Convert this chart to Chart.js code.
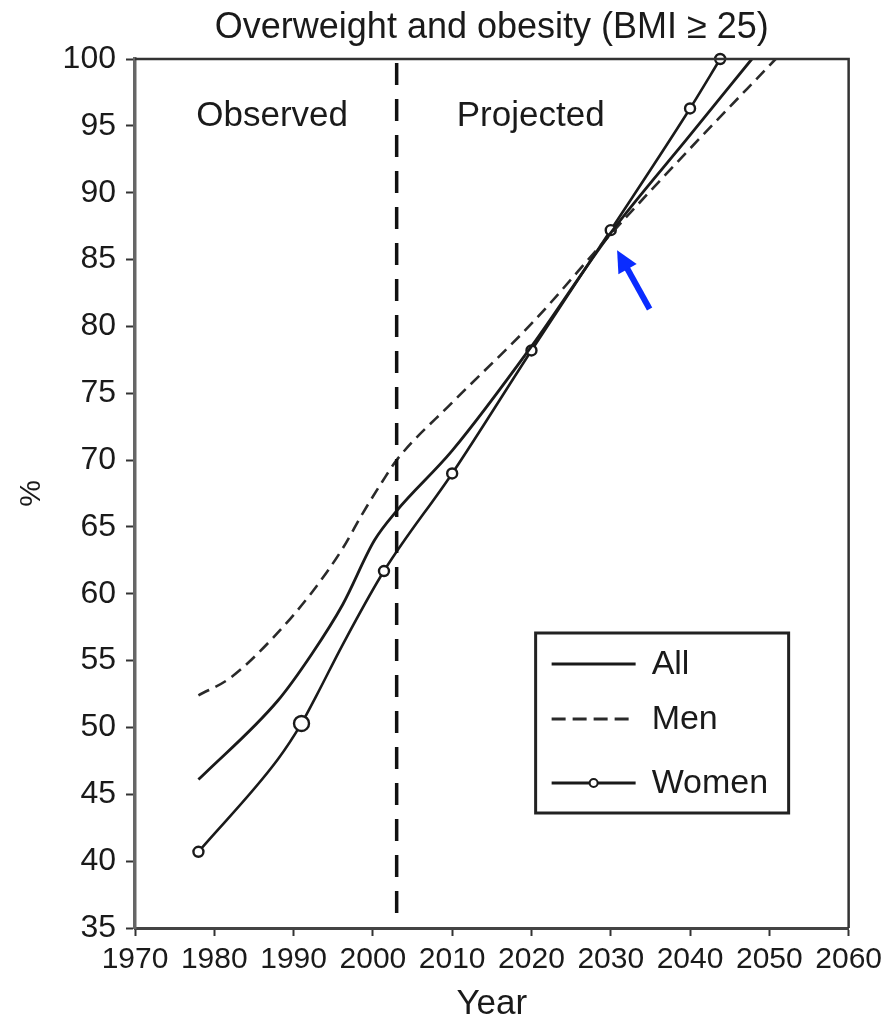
<!DOCTYPE html>
<html lang="en">
<head>
<meta charset="UTF-8">
<title>Overweight and obesity (BMI ≥ 25)</title>
<script src="https://cdn.jsdelivr.net/npm/chart.js@4.4.1/dist/chart.umd.min.js"></script>
<style>
  body { margin: 0; background: #fff; }
  canvas { display: block; }
</style>
</head>
<body>
<canvas id="grafico" width="888" height="1025"></canvas>
<script>
//DATOS DEL GRAFICO
const aniosTodos = [1978, 1988, 1992.3, 1996.2, 2000.2, 2003, 2010, 2020, 2030, 2040, 2047.8];
const valoresTodos = [46.1, 52.0, 55.5, 59.2, 64.0, 66.2, 70.7, 78.5, 87.0, 94.3, 100];

const aniosHombres = [1978, 1982, 1987.4, 1992.3, 1996.2, 1998.7, 2001.2, 2003, 2010, 2020, 2030, 2040, 2050.8];
const valoresHombres = [52.4, 53.7, 56.7, 60.1, 63.4, 66.0, 68.4, 70.0, 74.3, 80.2, 86.9, 93.3, 100];

const aniosMujeres = [1978, 1988, 1991, 1992.9, 1996.2, 2001.4, 2010, 2020, 2030, 2040, 2043.8];
const valoresMujeres = [40.7, 47.6, 50.3, 52.4, 56.2, 61.7, 69.0, 78.2, 87.2, 96.3, 100];

const ticksAnios = [1970, 1980, 1990, 2000, 2010, 2020, 2030, 2040, 2050, 2060];
const ticksPorcentaje = [35, 40, 45, 50, 55, 60, 65, 70, 75, 80, 85, 90, 95, 100];

const titulo = "Overweight and obesity (BMI ≥ 25)";
const etiquetasSeries = ["All", "Men", "Women"];
const etiquetasPeriodo = ["Observed", "Projected"];
const anioCorte = 2003;

//ANOTACIONES EN COORDENADAS DEL GRAFICO
const anclasPeriodo = [[1987.3, 95.7], [2019.9, 95.7]];
const flecha = { desde: [2034.9, 81.3], hasta: [2030.8, 85.7] };

const fuente = "'Liberation Sans', Arial, Helvetica, sans-serif";
const tinta = "#1a1a1a";

const unirPuntos = (anios, valores) => anios.map((anio, i) => ({ x: anio, y: valores[i] }));

//PLUGIN PARA TITULO, MARCO, LINEA DE CORTE, TEXTOS, FLECHA Y LEYENDA
const extras = {
  id: "extras",
  afterDraw(chart) {
    const { ctx, chartArea: area, scales } = chart;
    const px = (v) => scales.x.getPixelForValue(v);
    const py = (v) => scales.y.getPixelForValue(v);

    ctx.save();
    //TITULO CENTRADO SOBRE EL AREA
    ctx.fillStyle = tinta;
    ctx.font = `36px ${fuente}`;
    ctx.textAlign = "center";
    ctx.textBaseline = "middle";
    ctx.fillText(titulo, (area.left + area.right) / 2, area.top - 31);

    //MARCO SUPERIOR Y DERECHO
    ctx.strokeStyle = "#333";
    ctx.lineWidth = 2.5;
    ctx.beginPath();
    ctx.moveTo(area.left, area.top);
    ctx.lineTo(area.right, area.top);
    ctx.lineTo(area.right, area.bottom);
    ctx.stroke();

    //LINEA VERTICAL OBSERVADO / PROYECTADO
    ctx.strokeStyle = "#111";
    ctx.lineWidth = 3.5;
    ctx.setLineDash([22, 14]);
    ctx.beginPath();
    ctx.moveTo(px(anioCorte), area.top + 4);
    ctx.lineTo(px(anioCorte), area.bottom - 6);
    ctx.stroke();
    ctx.setLineDash([]);

    //TEXTOS DE PERIODO
    ctx.font = `35px ${fuente}`;
    etiquetasPeriodo.forEach((texto, i) => {
      ctx.fillText(texto, px(anclasPeriodo[i][0]), py(anclasPeriodo[i][1]));
    });

    //FLECHA AZUL
    const x0 = px(flecha.desde[0]), y0 = py(flecha.desde[1]);
    const x1 = px(flecha.hasta[0]), y1 = py(flecha.hasta[1]);
    const ang = Math.atan2(y1 - y0, x1 - x0);
    const largoPunta = 24;
    ctx.strokeStyle = "#0a2cff";
    ctx.fillStyle = "#0a2cff";
    ctx.lineWidth = 6;
    ctx.beginPath();
    ctx.moveTo(x0, y0);
    ctx.lineTo(x1 - Math.cos(ang) * largoPunta * 0.8, y1 - Math.sin(ang) * largoPunta * 0.8);
    ctx.stroke();
    ctx.beginPath();
    ctx.moveTo(x1, y1);
    ctx.lineTo(x1 - Math.cos(ang - 0.45) * largoPunta, y1 - Math.sin(ang - 0.45) * largoPunta);
    ctx.lineTo(x1 - Math.cos(ang + 0.45) * largoPunta, y1 - Math.sin(ang + 0.45) * largoPunta);
    ctx.closePath();
    ctx.fill();

    //LEYENDA DENTRO DEL AREA
    const caja = { x: area.right - 313, y: area.bottom - 295, w: 253, h: 180 };
    ctx.strokeStyle = "#222";
    ctx.lineWidth = 3;
    ctx.strokeRect(caja.x, caja.y, caja.w, caja.h);
    const filas = [31, 86, 150];
    ctx.textAlign = "left";
    chart.data.datasets.forEach((ds, i) => {
      const yy = caja.y + filas[i];
      ctx.strokeStyle = ds.borderColor;
      ctx.lineWidth = 3;
      ctx.setLineDash(ds.borderDash ? [14, 7] : []);
      ctx.beginPath();
      ctx.moveTo(caja.x + 16, yy);
      ctx.lineTo(caja.x + 100, yy);
      ctx.stroke();
      ctx.setLineDash([]);
      if (i === 2) {
        ctx.fillStyle = "#fff";
        ctx.lineWidth = 2;
        ctx.beginPath();
        ctx.arc(caja.x + 58, yy, 4, 0, Math.PI * 2);
        ctx.fill();
        ctx.stroke();
      }
      ctx.fillStyle = tinta;
      ctx.font = `34px ${fuente}`;
      ctx.fillText(etiquetasSeries[i], caja.x + 116, yy + 1);
    });
    ctx.restore();
  },
};

new Chart(document.getElementById("grafico"), {
  type: "line",
  data: {
    datasets: [
      {
        label: etiquetasSeries[0],
        data: unirPuntos(aniosTodos, valoresTodos),
        borderColor: "#1a1a1a",
        borderWidth: 2.8,
        pointRadius: 0,
        tension: 0.3,
        cubicInterpolationMode: "monotone",
        clip: false,
      },
      {
        label: etiquetasSeries[1],
        data: unirPuntos(aniosHombres, valoresHombres),
        borderColor: "#2a2a2a",
        borderWidth: 2.6,
        borderDash: [12, 7],
        pointRadius: 0,
        tension: 0.3,
        cubicInterpolationMode: "monotone",
        clip: false,
      },
      {
        label: etiquetasSeries[2],
        data: unirPuntos(aniosMujeres, valoresMujeres),
        borderColor: "#1a1a1a",
        borderWidth: 2.6,
        pointRadius: [5, 0, 7.5, 0, 0, 5, 5, 5, 5, 5, 5],
        pointBackgroundColor: "#fff",
        pointBorderColor: "#1a1a1a",
        pointBorderWidth: 2.4,
        tension: 0.3,
        cubicInterpolationMode: "monotone",
        clip: false,
      },
    ],
  },
  options: {
    responsive: false,
    animation: false,
    events: [],
    layout: { padding: { top: 59, right: 38, bottom: 0, left: 0 } },
    plugins: {
      legend: { display: false },
      tooltip: { enabled: false },
      title: { display: false },
    },
    scales: {
      x: {
        type: "linear",
        min: 1970,
        max: 2060,
        afterBuildTicks: (escala) => {
          escala.ticks = ticksAnios.map((v) => ({ value: v }));
        },
        afterFit: (escala) => {
          escala.height = 97;
        },
        ticks: {
          color: tinta,
          font: { family: fuente, size: 30 },
          padding: 6,
          maxRotation: 0,
          autoSkip: false,
          callback: (v) => String(v),
        },
        grid: { drawOnChartArea: false, drawTicks: true, tickLength: 8, tickColor: "#333", tickWidth: 2 },
        border: { display: true, color: "#444", width: 3 },
        title: {
          display: true,
          text: "Year",
          color: tinta,
          font: { family: fuente, size: 35 },
          padding: { top: 0, bottom: 0 },
        },
      },
      y: {
        min: 35,
        max: 100,
        afterBuildTicks: (escala) => {
          escala.ticks = ticksPorcentaje.map((v) => ({ value: v }));
        },
        afterFit: (escala) => {
          escala.width = 135;
        },
        ticks: {
          color: tinta,
          font: { family: fuente, size: 32 },
          padding: 10,
          autoSkip: false,
        },
        grid: { drawOnChartArea: false, drawTicks: true, tickLength: 9, tickColor: "#333", tickWidth: 2 },
        border: { display: true, color: "#666", width: 3.5 },
        title: {
          display: true,
          text: "%",
          color: tinta,
          font: { family: fuente, size: 30 },
          padding: { top: 14, bottom: 0 },
        },
      },
    },
  },
  plugins: [extras],
});
</script>
</body>
</html>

- Task details
Exactly as they appear, print the lines of the listing above from its first line through the line that contains "const anioCorte = 2003;", minus the pictures.

- The result
Convert this chart to Chart.js code.
<!DOCTYPE html>
<html lang="en">
<head>
<meta charset="UTF-8">
<title>Overweight and obesity (BMI ≥ 25)</title>
<script src="https://cdn.jsdelivr.net/npm/chart.js@4.4.1/dist/chart.umd.min.js"></script>
<style>
  body { margin: 0; background: #fff; }
  canvas { display: block; }
</style>
</head>
<body>
<canvas id="grafico" width="888" height="1025"></canvas>
<script>
//DATOS DEL GRAFICO
const aniosTodos = [1978, 1988, 1992.3, 1996.2, 2000.2, 2003, 2010, 2020, 2030, 2040, 2047.8];
const valoresTodos = [46.1, 52.0, 55.5, 59.2, 64.0, 66.2, 70.7, 78.5, 87.0, 94.3, 100];

const aniosHombres = [1978, 1982, 1987.4, 1992.3, 1996.2, 1998.7, 2001.2, 2003, 2010, 2020, 2030, 2040, 2050.8];
const valoresHombres = [52.4, 53.7, 56.7, 60.1, 63.4, 66.0, 68.4, 70.0, 74.3, 80.2, 86.9, 93.3, 100];

const aniosMujeres = [1978, 1988, 1991, 1992.9, 1996.2, 2001.4, 2010, 2020, 2030, 2040, 2043.8];
const valoresMujeres = [40.7, 47.6, 50.3, 52.4, 56.2, 61.7, 69.0, 78.2, 87.2, 96.3, 100];

const ticksAnios = [1970, 1980, 1990, 2000, 2010, 2020, 2030, 2040, 2050, 2060];
const ticksPorcentaje = [35, 40, 45, 50, 55, 60, 65, 70, 75, 80, 85, 90, 95, 100];

const titulo = "Overweight and obesity (BMI ≥ 25)";
const etiquetasSeries = ["All", "Men", "Women"];
const etiquetasPeriodo = ["Observed", "Projected"];
const anioCorte = 2003;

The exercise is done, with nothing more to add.